** START PROVIDED MATERIAL **
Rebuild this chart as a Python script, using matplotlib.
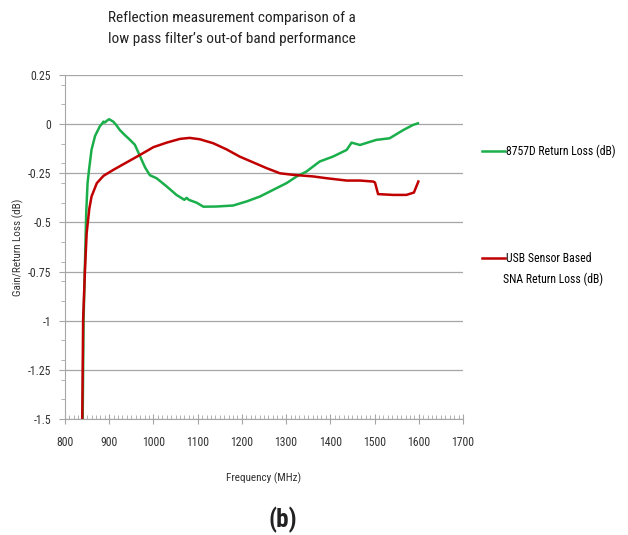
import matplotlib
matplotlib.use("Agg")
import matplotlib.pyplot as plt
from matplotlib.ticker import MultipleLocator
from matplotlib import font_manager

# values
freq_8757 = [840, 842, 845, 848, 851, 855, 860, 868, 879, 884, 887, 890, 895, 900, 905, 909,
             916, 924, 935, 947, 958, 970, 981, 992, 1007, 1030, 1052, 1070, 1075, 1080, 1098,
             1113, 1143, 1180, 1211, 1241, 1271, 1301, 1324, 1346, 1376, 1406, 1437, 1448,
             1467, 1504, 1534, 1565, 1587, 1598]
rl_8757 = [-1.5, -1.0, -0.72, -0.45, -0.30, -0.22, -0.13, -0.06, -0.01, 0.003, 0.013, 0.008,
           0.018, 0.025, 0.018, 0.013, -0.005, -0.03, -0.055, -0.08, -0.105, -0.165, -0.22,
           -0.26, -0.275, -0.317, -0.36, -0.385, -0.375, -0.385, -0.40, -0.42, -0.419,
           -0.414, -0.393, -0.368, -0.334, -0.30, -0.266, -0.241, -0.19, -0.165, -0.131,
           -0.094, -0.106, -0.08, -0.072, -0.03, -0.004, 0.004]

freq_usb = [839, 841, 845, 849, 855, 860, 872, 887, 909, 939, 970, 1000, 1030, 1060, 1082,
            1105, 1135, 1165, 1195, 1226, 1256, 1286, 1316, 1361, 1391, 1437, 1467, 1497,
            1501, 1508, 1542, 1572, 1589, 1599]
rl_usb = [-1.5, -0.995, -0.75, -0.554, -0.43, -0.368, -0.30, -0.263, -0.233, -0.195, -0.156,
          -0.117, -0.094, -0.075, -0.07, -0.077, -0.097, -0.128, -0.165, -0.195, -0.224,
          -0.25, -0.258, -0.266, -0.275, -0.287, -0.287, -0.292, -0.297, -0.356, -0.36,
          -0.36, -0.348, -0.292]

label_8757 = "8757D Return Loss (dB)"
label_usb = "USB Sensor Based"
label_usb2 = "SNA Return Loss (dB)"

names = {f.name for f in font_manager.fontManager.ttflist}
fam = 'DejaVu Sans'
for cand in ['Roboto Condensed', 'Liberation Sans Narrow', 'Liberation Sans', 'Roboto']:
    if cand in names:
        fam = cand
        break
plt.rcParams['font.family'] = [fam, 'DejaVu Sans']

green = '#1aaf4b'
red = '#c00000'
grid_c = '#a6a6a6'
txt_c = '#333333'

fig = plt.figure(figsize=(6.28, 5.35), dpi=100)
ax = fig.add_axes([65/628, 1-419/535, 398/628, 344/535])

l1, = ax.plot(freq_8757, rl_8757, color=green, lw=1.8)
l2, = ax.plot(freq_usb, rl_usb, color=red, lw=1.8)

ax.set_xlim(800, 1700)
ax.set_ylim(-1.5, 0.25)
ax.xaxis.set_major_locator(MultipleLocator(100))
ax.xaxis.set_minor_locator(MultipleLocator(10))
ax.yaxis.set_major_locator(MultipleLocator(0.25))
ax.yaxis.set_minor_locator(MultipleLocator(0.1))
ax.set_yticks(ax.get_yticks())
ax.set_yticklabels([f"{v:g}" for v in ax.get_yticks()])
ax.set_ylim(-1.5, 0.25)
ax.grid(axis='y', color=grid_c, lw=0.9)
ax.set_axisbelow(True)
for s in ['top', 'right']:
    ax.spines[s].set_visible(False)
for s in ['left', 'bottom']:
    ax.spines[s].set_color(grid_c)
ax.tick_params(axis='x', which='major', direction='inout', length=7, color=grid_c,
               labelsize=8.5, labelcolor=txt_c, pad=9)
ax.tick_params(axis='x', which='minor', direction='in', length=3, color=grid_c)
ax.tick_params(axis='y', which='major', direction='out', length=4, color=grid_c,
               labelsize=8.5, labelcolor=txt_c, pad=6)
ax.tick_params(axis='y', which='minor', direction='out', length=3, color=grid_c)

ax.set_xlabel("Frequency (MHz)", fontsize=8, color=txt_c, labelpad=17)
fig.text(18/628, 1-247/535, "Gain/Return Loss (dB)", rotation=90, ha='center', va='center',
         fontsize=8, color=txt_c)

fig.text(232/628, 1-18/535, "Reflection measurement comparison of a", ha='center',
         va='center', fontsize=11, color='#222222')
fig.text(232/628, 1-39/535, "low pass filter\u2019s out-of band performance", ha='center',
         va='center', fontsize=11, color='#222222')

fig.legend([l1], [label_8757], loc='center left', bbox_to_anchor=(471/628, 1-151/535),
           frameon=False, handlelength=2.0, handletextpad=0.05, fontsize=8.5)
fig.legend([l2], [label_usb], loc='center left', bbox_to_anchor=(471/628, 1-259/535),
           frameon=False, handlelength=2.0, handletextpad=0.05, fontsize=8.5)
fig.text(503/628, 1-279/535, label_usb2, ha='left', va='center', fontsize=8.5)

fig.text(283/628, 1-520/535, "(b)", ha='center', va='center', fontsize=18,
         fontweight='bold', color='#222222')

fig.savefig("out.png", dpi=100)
** END PROVIDED MATERIAL **
# [TASK BRIEF]
Images should not appear in the copy; retype the listing above exactly.

# [SOLVED EXERCISE]
Rebuild this chart as a Python script, using matplotlib.
import matplotlib
matplotlib.use("Agg")
import matplotlib.pyplot as plt
from matplotlib.ticker import MultipleLocator
from matplotlib import font_manager

# values
freq_8757 = [840, 842, 845, 848, 851, 855, 860, 868, 879, 884, 887, 890, 895, 900, 905, 909,
             916, 924, 935, 947, 958, 970, 981, 992, 1007, 1030, 1052, 1070, 1075, 1080, 1098,
             1113, 1143, 1180, 1211, 1241, 1271, 1301, 1324, 1346, 1376, 1406, 1437, 1448,
             1467, 1504, 1534, 1565, 1587, 1598]
rl_8757 = [-1.5, -1.0, -0.72, -0.45, -0.30, -0.22, -0.13, -0.06, -0.01, 0.003, 0.013, 0.008,
           0.018, 0.025, 0.018, 0.013, -0.005, -0.03, -0.055, -0.08, -0.105, -0.165, -0.22,
           -0.26, -0.275, -0.317, -0.36, -0.385, -0.375, -0.385, -0.40, -0.42, -0.419,
           -0.414, -0.393, -0.368, -0.334, -0.30, -0.266, -0.241, -0.19, -0.165, -0.131,
           -0.094, -0.106, -0.08, -0.072, -0.03, -0.004, 0.004]

freq_usb = [839, 841, 845, 849, 855, 860, 872, 887, 909, 939, 970, 1000, 1030, 1060, 1082,
            1105, 1135, 1165, 1195, 1226, 1256, 1286, 1316, 1361, 1391, 1437, 1467, 1497,
            1501, 1508, 1542, 1572, 1589, 1599]
rl_usb = [-1.5, -0.995, -0.75, -0.554, -0.43, -0.368, -0.30, -0.263, -0.233, -0.195, -0.156,
          -0.117, -0.094, -0.075, -0.07, -0.077, -0.097, -0.128, -0.165, -0.195, -0.224,
          -0.25, -0.258, -0.266, -0.275, -0.287, -0.287, -0.292, -0.297, -0.356, -0.36,
          -0.36, -0.348, -0.292]

label_8757 = "8757D Return Loss (dB)"
label_usb = "USB Sensor Based"
label_usb2 = "SNA Return Loss (dB)"

names = {f.name for f in font_manager.fontManager.ttflist}
fam = 'DejaVu Sans'
for cand in ['Roboto Condensed', 'Liberation Sans Narrow', 'Liberation Sans', 'Roboto']:
    if cand in names:
        fam = cand
        break
plt.rcParams['font.family'] = [fam, 'DejaVu Sans']

green = '#1aaf4b'
red = '#c00000'
grid_c = '#a6a6a6'
txt_c = '#333333'

fig = plt.figure(figsize=(6.28, 5.35), dpi=100)
ax = fig.add_axes([65/628, 1-419/535, 398/628, 344/535])

l1, = ax.plot(freq_8757, rl_8757, color=green, lw=1.8)
l2, = ax.plot(freq_usb, rl_usb, color=red, lw=1.8)

ax.set_xlim(800, 1700)
ax.set_ylim(-1.5, 0.25)
ax.xaxis.set_major_locator(MultipleLocator(100))
ax.xaxis.set_minor_locator(MultipleLocator(10))
ax.yaxis.set_major_locator(MultipleLocator(0.25))
ax.yaxis.set_minor_locator(MultipleLocator(0.1))
ax.set_yticks(ax.get_yticks())
ax.set_yticklabels([f"{v:g}" for v in ax.get_yticks()])
ax.set_ylim(-1.5, 0.25)
ax.grid(axis='y', color=grid_c, lw=0.9)
ax.set_axisbelow(True)
for s in ['top', 'right']:
    ax.spines[s].set_visible(False)
for s in ['left', 'bottom']:
    ax.spines[s].set_color(grid_c)
ax.tick_params(axis='x', which='major', direction='inout', length=7, color=grid_c,
               labelsize=8.5, labelcolor=txt_c, pad=9)
ax.tick_params(axis='x', which='minor', direction='in', length=3, color=grid_c)
ax.tick_params(axis='y', which='major', direction='out', length=4, color=grid_c,
               labelsize=8.5, labelcolor=txt_c, pad=6)
ax.tick_params(axis='y', which='minor', direction='out', length=3, color=grid_c)

ax.set_xlabel("Frequency (MHz)", fontsize=8, color=txt_c, labelpad=17)
fig.text(18/628, 1-247/535, "Gain/Return Loss (dB)", rotation=90, ha='center', va='center',
         fontsize=8, color=txt_c)

fig.text(232/628, 1-18/535, "Reflection measurement comparison of a", ha='center',
         va='center', fontsize=11, color='#222222')
fig.text(232/628, 1-39/535, "low pass filter\u2019s out-of band performance", ha='center',
         va='center', fontsize=11, color='#222222')

fig.legend([l1], [label_8757], loc='center left', bbox_to_anchor=(471/628, 1-151/535),
           frameon=False, handlelength=2.0, handletextpad=0.05, fontsize=8.5)
fig.legend([l2], [label_usb], loc='center left', bbox_to_anchor=(471/628, 1-259/535),
           frameon=False, handlelength=2.0, handletextpad=0.05, fontsize=8.5)
fig.text(503/628, 1-279/535, label_usb2, ha='left', va='center', fontsize=8.5)

fig.text(283/628, 1-520/535, "(b)", ha='center', va='center', fontsize=18,
         fontweight='bold', color='#222222')

fig.savefig("out.png", dpi=100)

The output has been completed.